Dataset content
'''

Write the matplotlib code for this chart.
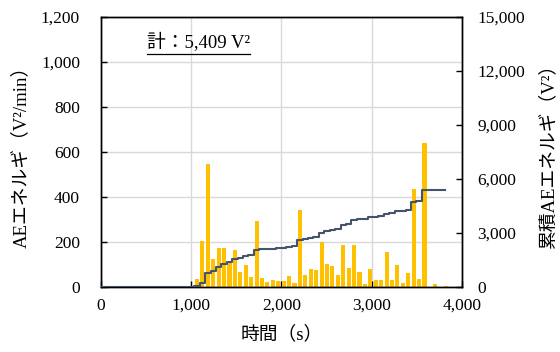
import numpy as np
import matplotlib
matplotlib.use("Agg")
import matplotlib.pyplot as plt
from matplotlib.ticker import FuncFormatter, MultipleLocator
from matplotlib.lines import Line2D

plt.rcParams['font.family'] = ['Liberation Serif', 'Noto Sans CJK JP']
plt.rcParams['axes.unicode_minus'] = False

# AE energy per minute (V^2/min), one bar per minute of the test
tiempo_s = np.arange(1065, 3826, 60)
energia = [35, 203, 548, 122, 174, 175, 114, 166, 67, 97,
           46, 291, 41, 21, 32, 28, 24, 48, 17, 340,
           51, 78, 73, 201, 100, 92, 51, 187, 85, 187,
           67, 15, 81, 32, 30, 156, 29, 98, 18, 61,
           434, 33, 641, 0, 14, 0, 6]
energia = np.array(energia, dtype=float)
acumulada = np.cumsum(energia)
total = acumulada[-1]

color_barra = '#FFC000'
color_linea = '#44546A'

fig = plt.figure(figsize=(5.6, 3.52), dpi=100)
ax = fig.add_axes([0.180, 0.185, 0.645, 0.767])
ax2 = ax.twinx()

ax.bar(tiempo_s, energia, width=45, color=color_barra, zorder=2)

# cumulative curve steps up at the start of each minute
bordes = np.r_[0, tiempo_s - 30, tiempo_s[-1] - 10]
curva = np.r_[0, acumulada, acumulada[-1]]
ax2.step(bordes, curva, where='post', color=color_linea, lw=1.5, zorder=3)

ax.set_xlim(0, 4000)
ax.set_ylim(0, 1200)
ax2.set_ylim(0, 15000)
ax.xaxis.set_major_locator(MultipleLocator(1000))
ax.yaxis.set_major_locator(MultipleLocator(200))
ax2.yaxis.set_major_locator(MultipleLocator(3000))

coma = FuncFormatter(lambda v, p: f'{v:,.0f}')
ax.xaxis.set_major_formatter(coma)
ax.yaxis.set_major_formatter(coma)
ax2.yaxis.set_major_formatter(coma)

ax.grid(True, color='#d9d9d9', lw=1, zorder=0)
ax.set_axisbelow(True)
ax.set_zorder(ax2.get_zorder() - 1)
ax.patch.set_visible(True)
ax2.patch.set_visible(False)

for a in (ax, ax2):
    a.tick_params(direction='in', length=4, width=1, labelsize=12.5, colors='black')
    for s in a.spines.values():
        s.set_color('black')
        s.set_linewidth(1)
ax.tick_params(axis='x', pad=8)
ax.tick_params(axis='y', pad=15)
ax2.tick_params(axis='y', pad=11)

ax.set_xlabel('時間（s）', fontsize=13.5, labelpad=8)
ax.set_ylabel('AEエネルギ（V²/min）', fontsize=13.5, labelpad=8)
ax2.set_ylabel('累積AEエネルギ（V²）', fontsize=13.5, labelpad=10)

txt = ax.text(0.127, 0.884, f'計：{total:,.0f} V²', transform=ax.transAxes,
              fontsize=13.5, ha='left', va='baseline')

# underline the total
fig.canvas.draw()
bb = txt.get_window_extent(renderer=fig.canvas.get_renderer())
W, H = fig.bbox.width, fig.bbox.height
y_line = (bb.y0 - 1.5) / H
fig.add_artist(Line2D([bb.x0 / W, bb.x1 / W], [y_line, y_line], color='black', lw=0.9))

fig.savefig('out.png', dpi=100)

'''

Required work
Find each line holding the string "matplotlib" and copy it out.

Answer to this task
Write the matplotlib code for this chart.
import matplotlib
matplotlib.use("Agg")
import matplotlib.pyplot as plt
from matplotlib.ticker import FuncFormatter, MultipleLocator
from matplotlib.lines import Line2D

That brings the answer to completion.